Una muerte joven siempre impresiona mucho. Y si además es la de alguien como Kobe Bryant, de golpe provoca reacciones infinitas. «La muerte parece llegar demasiado pronto». «Las cosas no tenían que ser así». «¿Por qué él?». «No puedo creerlo». Estupor, negación, enfado, pena… Hoy las redes se llenan de homenajes, de mensajes, de lamentos, de perfiles sobre una figura que deja una huella imborrable en el baloncesto.
Pero este artículo no es sobre Kobe Bryant. Ni sobre el drama de su muerte, más atroz aún pensando que también fallecieron su hija, aún una adolescente, y varias personas más.
Grande el legado que deja. Y grande la pasión que puso en un deporte con el que hizo disfrutar a muchos.

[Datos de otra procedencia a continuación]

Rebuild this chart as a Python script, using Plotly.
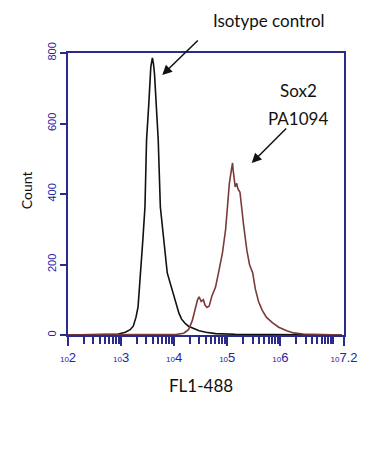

Pero este artículo es sobre la vida. La vida que todos tenemos. Que terminará con la muerte, que puede llegar en cualquier momento. La muerte no entiende de títulos, de éxito o fracaso. Y de duración entiende algo, pero no demasiado, porque ninguno tenemos una edad garantizada, salvo la que contamos en este momento. No es que debamos vivir asustados, temerosos de un accidente o amenazados por la parca que está esperando tras alguna esquina. No es que la perspectiva de morir, o de perder a quienes amamos, tenga que paralizarnos. Pero sí debería darnos perspectiva. Para dedicar el tiempo a lo que creemos importante. Para amar de la mejor manera que sepamos. Para encontrar una pasión que llene nuestros días. Para no perder el tiempo en batallas vanas. Para no dejar para «algún día» lo que pensamos que debe ser «cuanto antes». Para llamar más a menudo a nuestros seres queridos. Para decirnos más las cosas buenas. Para preguntarnos, aún con mucho vértigo, si esto es todo o si hay algo más. Para vivir, cada día, sabiendo que puede ser el último.